>>>>

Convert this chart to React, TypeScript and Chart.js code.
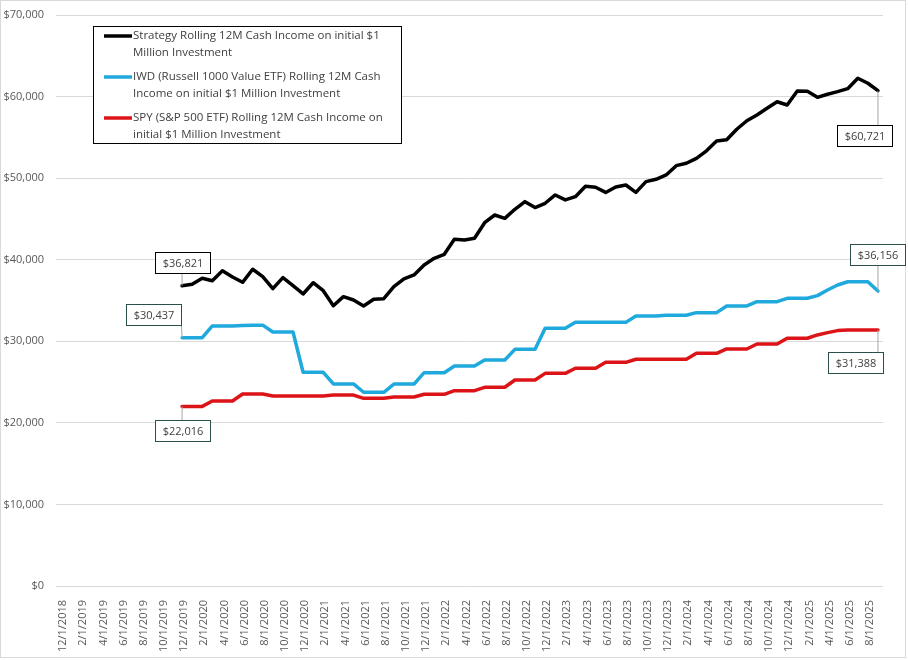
import React, { useEffect, useRef } from "react";
import { Chart, registerables } from "chart.js";

Chart.register(...registerables);

const FONT = "'Open Sans', 'Noto Sans', sans-serif";

// monthly categories 12/1/2018 .. 9/1/2025
const months: string[] = [];
for (let i = 0; i < 82; i++) {
  const m = ((11 + i) % 12) + 1;
  const y = 2018 + Math.floor((11 + i) / 12);
  months.push(`${m}/1/${y}`);
}

const seriesNames = [
  "Strategy Rolling 12M Cash Income on initial $1 Million Investment",
  "IWD (Russell 1000 Value ETF) Rolling 12M Cash Income on initial $1 Million Investment",
  "SPY (S&P 500 ETF) Rolling 12M Cash Income on initial $1 Million Investment",
];

// legend text split the way the reference wraps it
const legendLines = [
  ["Strategy Rolling 12M Cash Income on initial $1", "Million Investment"],
  ["IWD (Russell 1000 Value ETF) Rolling 12M Cash", "Income on initial $1 Million Investment"],
  ["SPY (S&P 500 ETF) Rolling 12M Cash Income on", "initial $1 Million Investment"],
];

const noData = [null, null, null, null, null, null, null, null, null, null, null, null];

const strategy: (number | null)[] = [
  ...noData,
  36821, 37000, 37720, 37430, 38650, 37880, 37230, 38830, 37920, 36450,
  37800, 36820, 35800, 37180, 36200, 34360, 35470, 35060, 34330, 35150,
  35220, 36690, 37650, 38130, 39350, 40170, 40660, 42500, 42420, 42630,
  44540, 45480, 45070, 46180, 47120, 46390, 46920, 47940, 47330, 47730,
  49000, 48880, 48250, 48920, 49160, 48250, 49570, 49860, 50390, 51530,
  51820, 52430, 53350, 54550, 54700, 55990, 57040, 57740, 58560, 59370,
  58970, 60690, 60650, 59910, 60280, 60610, 60970, 62240, 61630, 60721,
];

const iwd: (number | null)[] = [
  ...noData,
  30437, 30437, 30437, 31880, 31880, 31880, 31950, 31980, 31980, 31140,
  31140, 31140, 26200, 26200, 26200, 24770, 24770, 24770, 23750, 23750,
  23750, 24750, 24750, 24750, 26150, 26150, 26150, 26970, 26970, 26970,
  27700, 27700, 27700, 29010, 29010, 29010, 31590, 31590, 31590, 32320,
  32320, 32320, 32320, 32320, 32320, 33110, 33110, 33110, 33190, 33190,
  33190, 33510, 33510, 33510, 34330, 34330, 34330, 34860, 34860, 34860,
  35270, 35270, 35270, 35600, 36280, 36900, 37300, 37300, 37300, 36156,
];

const spy: (number | null)[] = [
  ...noData,
  22016, 22016, 22016, 22680, 22680, 22680, 23540, 23540, 23540, 23290,
  23290, 23290, 23290, 23290, 23290, 23410, 23410, 23410, 23010, 23010,
  23010, 23170, 23170, 23170, 23500, 23500, 23500, 23950, 23950, 23950,
  24360, 24360, 24360, 25250, 25250, 25250, 26070, 26070, 26070, 26690,
  26690, 26690, 27420, 27420, 27420, 27800, 27800, 27800, 27800, 27800,
  27800, 28530, 28530, 28530, 29060, 29060, 29060, 29670, 29670, 29670,
  30370, 30370, 30370, 30780, 31060, 31310, 31390, 31390, 31390, 31388,
];

const lineColors = ["#000000", "#1fa9dc", "#dc1417"];

// which points get a value call-out, and where the box sits relative to the point
const callouts = [
  { dataset: 0, index: 12, dx: 0, dy: -23, border: "#000000" },
  { dataset: 1, index: 12, dx: -29, dy: -23, border: "#2b4f4a" },
  { dataset: 2, index: 12, dx: 0, dy: 24, border: "#2b4f4a" },
  { dataset: 0, index: 81, dx: -13, dy: 45, border: "#000000" },
  { dataset: 1, index: 81, dx: 0, dy: -37, border: "#2b4f4a" },
  { dataset: 2, index: 81, dx: -22, dy: 33, border: "#2b4f4a" },
];

const fmt = (v: number) => "$" + v.toLocaleString("en-US");

const framePlugin = {
  id: "frame",
  beforeDraw(chart: any) {
    const { ctx, width, height } = chart;
    ctx.save();
    ctx.fillStyle = "#ffffff";
    ctx.fillRect(0, 0, width, height);
    ctx.strokeStyle = "#d9d9d9";
    ctx.lineWidth = 1;
    ctx.strokeRect(0.5, 0.5, width - 3, height - 3);
    ctx.restore();
  },
};

const calloutPlugin = {
  id: "callouts",
  afterDatasetsDraw(chart: any) {
    const ctx = chart.ctx;
    ctx.save();
    ctx.font = `11px ${FONT}`;
    callouts.forEach((c) => {
      const pt = chart.getDatasetMeta(c.dataset).data[c.index];
      const value = chart.data.datasets[c.dataset].data[c.index] as number;
      const text = fmt(value);
      const w = Math.round(ctx.measureText(text).width + 14);
      const h = 21;
      const l = Math.round(pt.x + c.dx - w / 2) + 0.5;
      const t = Math.round(pt.y + c.dy - h / 2) + 0.5;
      const ex = Math.min(Math.max(pt.x, l), l + w);
      const ey = Math.min(Math.max(pt.y, t), t + h);
      ctx.strokeStyle = "#a6a6a6";
      ctx.lineWidth = 1;
      ctx.beginPath();
      ctx.moveTo(pt.x, pt.y);
      ctx.lineTo(ex, ey);
      ctx.stroke();
      ctx.fillStyle = "#ffffff";
      ctx.fillRect(l, t, w, h);
      ctx.strokeStyle = c.border;
      ctx.strokeRect(l, t, w, h);
      ctx.fillStyle = "#404040";
      ctx.textAlign = "center";
      ctx.textBaseline = "middle";
      ctx.fillText(text, l + w / 2, t + h / 2 + 0.5);
    });
    ctx.restore();
  },
};

const legendPlugin = {
  id: "boxLegend",
  afterDraw(chart: any) {
    const ctx = chart.ctx;
    ctx.save();
    ctx.fillStyle = "#ffffff";
    ctx.fillRect(93.5, 26.5, 308, 117);
    ctx.strokeStyle = "#000000";
    ctx.lineWidth = 1;
    ctx.strokeRect(93.5, 26.5, 308, 117);
    ctx.font = `11.5px ${FONT}`;
    ctx.textBaseline = "middle";
    ctx.textAlign = "left";
    legendLines.forEach((lines, i) => {
      const y0 = 36 + i * 41;
      ctx.strokeStyle = lineColors[i];
      ctx.lineWidth = 3.5;
      ctx.beginPath();
      ctx.moveTo(104, y0);
      ctx.lineTo(132, y0);
      ctx.stroke();
      ctx.fillStyle = "#404040";
      lines.forEach((s, j) => ctx.fillText(s, 133, y0 + j * 16.5));
    });
    ctx.restore();
  },
};

const App: React.FC = () => {
  const canvasRef = useRef<HTMLCanvasElement>(null);
  const chartRef = useRef<Chart | null>(null);

  useEffect(() => {
    document.body.style.margin = "0";
    if (!canvasRef.current) return;
    const ctx = canvasRef.current.getContext("2d");
    if (!ctx) return;

    const series = [strategy, iwd, spy];

    chartRef.current = new Chart(ctx, {
      type: "line",
      data: {
        labels: months,
        datasets: series.map((data, i) => ({
          label: seriesNames[i],
          data,
          borderColor: lineColors[i],
          backgroundColor: lineColors[i],
          borderWidth: 3.5,
          pointRadius: 0,
          tension: 0,
          borderJoinStyle: "round" as const,
          borderCapStyle: "round" as const,
        })),
      },
      options: {
        animation: false,
        responsive: true,
        maintainAspectRatio: false,
        layout: { padding: { left: 0, right: 25, top: 15, bottom: 2 } },
        plugins: {
          legend: { display: false },
          tooltip: { enabled: false },
        },
        scales: {
          x: {
            offset: true,
            grid: { display: false },
            border: { display: false },
            afterFit: (scale: any) => {
              scale.height = 72;
              scale.paddingTop = 0;
              scale.paddingBottom = 0;
            },
            ticks: {
              autoSkip: false,
              minRotation: 90,
              maxRotation: 90,
              labelOffset: 2,
              padding: 6,
              color: "#595959",
              font: { family: FONT, size: 11 },
              callback: (_v: any, i: number) => (i % 2 === 0 ? months[i] : ""),
            },
          },
          y: {
            min: 0,
            max: 70000,
            afterFit: (scale: any) => {
              scale.width = 56;
              scale.paddingTop = 0;
              scale.paddingBottom = 0;
            },
            grid: { color: "#d9d9d9", drawTicks: false },
            border: { display: false },
            ticks: {
              stepSize: 10000,
              padding: 12,
              color: "#595959",
              font: { family: FONT, size: 11 },
              callback: (v: any) => fmt(Number(v)),
            },
          },
        },
      },
      plugins: [framePlugin, calloutPlugin, legendPlugin],
    });

    return () => {
      if (chartRef.current) {
        chartRef.current.destroy();
        chartRef.current = null;
      }
    };
  }, []);

  return (
    <div style={{ width: "908px", height: "660px", position: "relative" }}>
      <canvas ref={canvasRef}></canvas>
    </div>
  );
};

export default App;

<<<<

_Problem description:_ Select from the material above each line in which the string "React" appears, and list those lines.

_Task output:_
Convert this chart to React, TypeScript and Chart.js code.
import React, { useEffect, useRef } from "react";
const App: React.FC = () => {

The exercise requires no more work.